[Exercise description] Set down the data below from its first line to the line holding "Chart.register(...registerables);", inclusive; omit all pictures.

[Material]
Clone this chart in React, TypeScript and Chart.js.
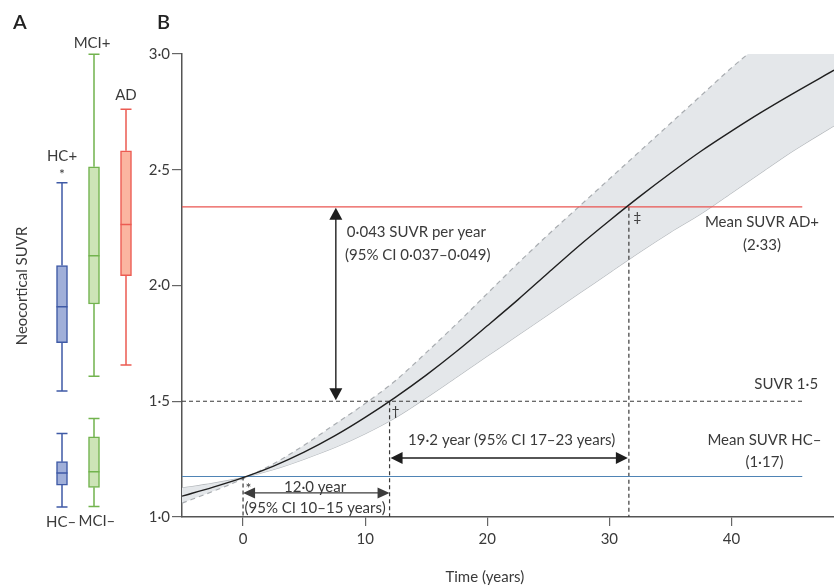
import React, { useEffect, useRef } from 'react';
import { Chart, registerables } from 'chart.js';

Chart.register(...registerables);

// ---------- Panel B data ----------
const timeYears = [-5, -2.5, 0, 2.5, 5, 7.5, 10, 12.5, 15, 17.5, 20, 22.5, 25, 27.5, 30, 32.5, 35, 37.5, 40, 42.5, 45, 48.4];
const meanSuvr = [1.09, 1.128, 1.17, 1.22, 1.28, 1.35, 1.43, 1.518, 1.613, 1.716, 1.826, 1.938, 2.055, 2.171, 2.28, 2.385, 2.485, 2.58, 2.667, 2.75, 2.828, 2.93];
const upperCI = [1.06, 1.11, 1.165, 1.23, 1.31, 1.4, 1.49, 1.59, 1.71, 1.835, 1.965, 2.095, 2.22, 2.34, 2.46, 2.58, 2.7, 2.82, 2.94, 3.05, 3.16, 3.3];
const lowerCI = [1.125, 1.145, 1.17, 1.205, 1.25, 1.3, 1.36, 1.43, 1.515, 1.605, 1.695, 1.785, 1.875, 1.965, 2.055, 2.145, 2.23, 2.31, 2.4, 2.49, 2.58, 2.69];
const xTicks = [0, 10, 20, 30, 40];
const yTicks = [1.0, 1.5, 2.0, 2.5, 3.0];
const xRange = [-5, 48.4];
const yRange = [1.0, 3.0];
const adMean = 2.34;
const hcMean = 1.175;
const threshold = 1.5;
const refLineEnd = 45.8;
const tHcMean = 0;
const tThreshold = 12;
const tAdMean = 31.6;
const rateArrowT = 7.6;

// ---------- Panel A data ----------
const boxGroups = ['HC+', 'MCI+', 'AD', 'HC–', 'MCI–'];
const boxPos = [1, 2, 3, 1, 2];
const whiskerLow = [1.544, 1.608, 1.657, 1.043, 1.045];
const q1 = [1.753, 1.92, 2.042, 1.138, 1.128];
const median = [1.908, 2.129, 2.263, 1.19, 1.196];
const q3 = [2.086, 2.513, 2.582, 1.239, 1.346];
const whiskerHigh = [2.444, 2.999, 2.761, 1.361, 1.426];

const boxStroke = ['#3f5aa6', '#72b34e', '#ec5b52', '#3f5aa6', '#72b34e'];
const boxFill = ['#a0afd9', '#cde4b7', '#fbb5a0', '#a0afd9', '#cde4b7'];

const FONT = 'Lato, "Open Sans", sans-serif';
const TEXT = '#3a3a3a';
const W = 834;
const H = 587;

const fmt = (v: number) => v.toFixed(1).replace('.', '·');

function arrowHead(ctx: CanvasRenderingContext2D, tx: number, ty: number, dx: number, dy: number, len: number, half: number) {
  const bx = tx - dx * len;
  const by = ty - dy * len;
  const px = -dy;
  const py = dx;
  ctx.beginPath();
  ctx.moveTo(tx, ty);
  ctx.lineTo(bx + px * half, by + py * half);
  ctx.lineTo(bx - px * half, by - py * half);
  ctx.closePath();
  ctx.fill();
}

function text(ctx: CanvasRenderingContext2D, s: string, x: number, y: number, align: CanvasTextAlign = 'center', size = 15) {
  ctx.font = `${size}px ${FONT}`;
  ctx.fillStyle = TEXT;
  ctx.textAlign = align;
  ctx.textBaseline = 'middle';
  ctx.fillText(s, x, y);
}

const pts = (ys: number[]) => timeYears.map((t, i) => ({ x: t, y: ys[i] }));
const hline = (y: number) => [{ x: xRange[0], y }, { x: refLineEnd, y }];
const vline = (x: number, yTop: number) => [{ x, y: yTop }, { x, y: yRange[0] }];

const annotationsB = {
  id: 'annotationsB',
  afterDatasetsDraw(chart: any) {
    const { ctx, scales } = chart;
    const xs = scales.x;
    const ys = scales.y;
    const X = (v: number) => xs.getPixelForValue(v);
    const Y = (v: number) => ys.getPixelForValue(v);
    ctx.save();

    // vertical rate arrow
    ctx.strokeStyle = '#1e1e1e';
    ctx.fillStyle = '#1e1e1e';
    ctx.lineWidth = 1.4;
    const ax = X(rateArrowT);
    ctx.beginPath();
    ctx.moveTo(ax, Y(adMean) + 10);
    ctx.lineTo(ax, Y(threshold) - 10);
    ctx.stroke();
    arrowHead(ctx, ax, Y(adMean) + 1, 0, -1, 12, 6.5);
    arrowHead(ctx, ax, Y(threshold) - 1, 0, 1, 12, 6.5);

    // 12.0 year arrow
    ctx.strokeStyle = '#3c3c3c';
    ctx.fillStyle = '#3c3c3c';
    const y1 = Y(1.104);
    ctx.beginPath();
    ctx.moveTo(X(tHcMean) + 8, y1);
    ctx.lineTo(X(tThreshold) - 8, y1);
    ctx.stroke();
    arrowHead(ctx, X(tHcMean), y1, -1, 0, 12, 5.5);
    arrowHead(ctx, X(tThreshold), y1, 1, 0, 12, 5.5);

    // 19.2 year arrow
    ctx.strokeStyle = '#1e1e1e';
    ctx.fillStyle = '#1e1e1e';
    const y2 = Y(1.255);
    ctx.beginPath();
    ctx.moveTo(X(tThreshold) + 8, y2);
    ctx.lineTo(X(tAdMean) - 8, y2);
    ctx.stroke();
    arrowHead(ctx, X(tThreshold) + 1, y2, -1, 0, 12, 6);
    arrowHead(ctx, X(tAdMean) - 1, y2, 1, 0, 12, 6);

    // texts
    text(ctx, '0·043 SUVR per year', X(8.5), Y(2.23), 'left');
    text(ctx, '(95% CI 0·037–0·049)', X(8.35), Y(2.13), 'left');
    text(ctx, '12·0 year', X(5.9), Y(1.13));
    text(ctx, '(95% CI 10–15 years)', X(5.9), Y(1.04));
    text(ctx, '19·2 year (95% CI 17–23 years)', X(22), Y(1.33));
    text(ctx, 'Mean SUVR AD+', X(42.5), Y(2.275));
    text(ctx, '(2·33)', X(42.5), Y(2.175));
    text(ctx, 'SUVR 1·5', X(47.1), Y(1.575), 'right');
    text(ctx, 'Mean SUVR HC–', X(42.7), Y(1.333));
    text(ctx, '(1·17)', X(42.7), Y(1.237));
    text(ctx, '*', X(0.45), Y(1.125), 'center', 14);
    text(ctx, '†', X(12.5), Y(1.457), 'center', 14);
    text(ctx, '‡', X(32.3), Y(2.295), 'center', 14);

    // axis title and panel letter
    text(ctx, 'Time (years)', X(19.8), 577, 'center', 15);
    ctx.font = `600 20px ${FONT}`;
    ctx.fillStyle = '#222';
    ctx.textAlign = 'left';
    ctx.fillText('B', 157, 23);
    ctx.restore();
  },
};

const boxPlugin = {
  id: 'boxPlugin',
  afterDatasetsDraw(chart: any) {
    const { ctx, scales } = chart;
    const X = (v: number) => scales.x.getPixelForValue(v);
    const Y = (v: number) => scales.y.getPixelForValue(v);
    ctx.save();
    boxGroups.forEach((g, i) => {
      const cx = X(boxPos[i]);
      ctx.strokeStyle = boxStroke[i];
      ctx.lineWidth = 1.5;
      ctx.beginPath();
      ctx.moveTo(cx, Y(q3[i]));
      ctx.lineTo(cx, Y(whiskerHigh[i]));
      ctx.moveTo(cx - 5.5, Y(whiskerHigh[i]));
      ctx.lineTo(cx + 5.5, Y(whiskerHigh[i]));
      ctx.moveTo(cx, Y(q1[i]));
      ctx.lineTo(cx, Y(whiskerLow[i]));
      ctx.moveTo(cx - 5.5, Y(whiskerLow[i]));
      ctx.lineTo(cx + 5.5, Y(whiskerLow[i]));
      ctx.moveTo(cx - 5.5, Y(median[i]));
      ctx.lineTo(cx + 5.5, Y(median[i]));
      ctx.stroke();
    });
    const lab = (s: string, x: number, y: number, size = 15) => text(ctx, s, x, y, 'center', size);
    lab('HC+', X(1), Y(whiskerHigh[0]) - 27);
    lab('*', X(1), Y(whiskerHigh[0]) - 8, 14);
    lab('MCI+', X(1.94), Y(whiskerHigh[1]) - 11);
    lab('AD', X(3), Y(whiskerHigh[2]) - 14);
    lab('HC–', X(0.97), Y(whiskerLow[3]) + 15);
    lab('MCI–', X(2.09), Y(whiskerLow[4]) + 15);

    ctx.font = `600 20px ${FONT}`;
    ctx.fillStyle = '#222';
    ctx.textAlign = 'left';
    ctx.textBaseline = 'middle';
    ctx.fillText('A', 13, 23);

    ctx.translate(22, 286);
    ctx.rotate(-Math.PI / 2);
    text(ctx, 'Neocortical SUVR', 0, 0, 'center', 15);
    ctx.restore();
  },
};

export default function App() {
  const refA = useRef<HTMLCanvasElement>(null);
  const refB = useRef<HTMLCanvasElement>(null);

  useEffect(() => {
    const dashed = [4, 3];
    const lineDefaults = { pointRadius: 0, fill: false, tension: 0 };
    const chartB = new Chart(refB.current!, {
      type: 'line',
      data: {
        datasets: [
          { ...lineDefaults, data: pts(meanSuvr), borderColor: '#1f1f1f', borderWidth: 1.4, cubicInterpolationMode: 'monotone' } as any,
          { ...lineDefaults, data: hline(adMean), borderColor: '#ea5550', borderWidth: 1.2 },
          { ...lineDefaults, data: hline(hcMean), borderColor: '#4f84b5', borderWidth: 1.2 },
          { ...lineDefaults, data: hline(threshold), borderColor: '#3a3a3a', borderWidth: 1.2, borderDash: dashed },
          { ...lineDefaults, data: vline(tHcMean, hcMean), borderColor: '#3a3a3a', borderWidth: 1.2, borderDash: dashed },
          { ...lineDefaults, data: vline(tThreshold, threshold), borderColor: '#3a3a3a', borderWidth: 1.2, borderDash: dashed },
          { ...lineDefaults, data: vline(tAdMean, adMean), borderColor: '#3a3a3a', borderWidth: 1.2, borderDash: dashed },
          { ...lineDefaults, data: pts(upperCI), borderColor: '#a9adb1', borderWidth: 1.2, borderDash: [5, 4], fill: '+1', backgroundColor: '#e4e7ea', cubicInterpolationMode: 'monotone' } as any,
          { ...lineDefaults, data: pts(lowerCI), borderColor: '#b4b8bc', borderWidth: 1.2, cubicInterpolationMode: 'monotone' } as any,
        ],
      },
      options: {
        animation: false,
        responsive: false,
        maintainAspectRatio: false,
        layout: { padding: { top: 54, left: 0, right: 0, bottom: 0 } },
        plugins: { legend: { display: false }, tooltip: { enabled: false } },
        scales: {
          x: {
            type: 'linear',
            min: xRange[0],
            max: xRange[1],
            afterBuildTicks: (s: any) => { s.ticks = xTicks.map((v) => ({ value: v })); },
            afterFit: (s: any) => { s.height = H - 517; },
            grid: { drawOnChartArea: false, drawTicks: true, tickLength: 9, color: '#666', lineWidth: 1.2 },
            border: { display: true, color: '#555', width: 1.5 },
            ticks: { color: TEXT, font: { family: FONT, size: 15 }, padding: 4, callback: (v: any) => String(v) },
          },
          y: {
            type: 'linear',
            min: yRange[0],
            max: yRange[1],
            afterBuildTicks: (s: any) => { s.ticks = yTicks.map((v) => ({ value: v })); },
            afterFit: (s: any) => { s.width = 182; },
            grid: { drawOnChartArea: false, drawTicks: true, tickLength: 10, color: '#666', lineWidth: 1.2 },
            border: { display: true, color: '#555', width: 1.5 },
            ticks: { color: TEXT, font: { family: FONT, size: 15 }, padding: 2, callback: (v: any) => fmt(Number(v)) },
          },
        },
      },
      plugins: [annotationsB],
    });

    const WA = 165;
    const chartA = new Chart(refA.current!, {
      type: 'bar',
      data: {
        datasets: boxGroups.map((g, i) => ({
          label: g,
          data: [{ x: boxPos[i], y: [q1[i], q3[i]] }],
          backgroundColor: boxFill[i],
          borderColor: boxStroke[i],
          borderWidth: 1.5,
          borderSkipped: false,
          barThickness: 11,
          grouped: false,
        })) as any,
      },
      options: {
        animation: false,
        responsive: false,
        maintainAspectRatio: false,
        layout: { padding: { left: 30, right: WA - 158, top: 54, bottom: H - 517 } },
        plugins: { legend: { display: false }, tooltip: { enabled: false } },
        scales: {
          x: { type: 'linear', min: 0, max: 4, offset: false, display: false },
          y: { type: 'linear', min: yRange[0], max: yRange[1], display: false },
        },
      },
      plugins: [boxPlugin],
    });

    return () => {
      chartA.destroy();
      chartB.destroy();
    };
  }, []);

  return (
    <div style={{ position: 'fixed', left: 0, top: 0, width: W, height: H, background: '#fff' }}>
      <canvas ref={refB} width={W} height={H} style={{ position: 'absolute', left: 0, top: 0, width: W, height: H }} />
      <canvas ref={refA} width={165} height={H} style={{ position: 'absolute', left: 0, top: 0, width: 165, height: H }} />
    </div>
  );
}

[Task answer]
Clone this chart in React, TypeScript and Chart.js.
import React, { useEffect, useRef } from 'react';
import { Chart, registerables } from 'chart.js';

Chart.register(...registerables);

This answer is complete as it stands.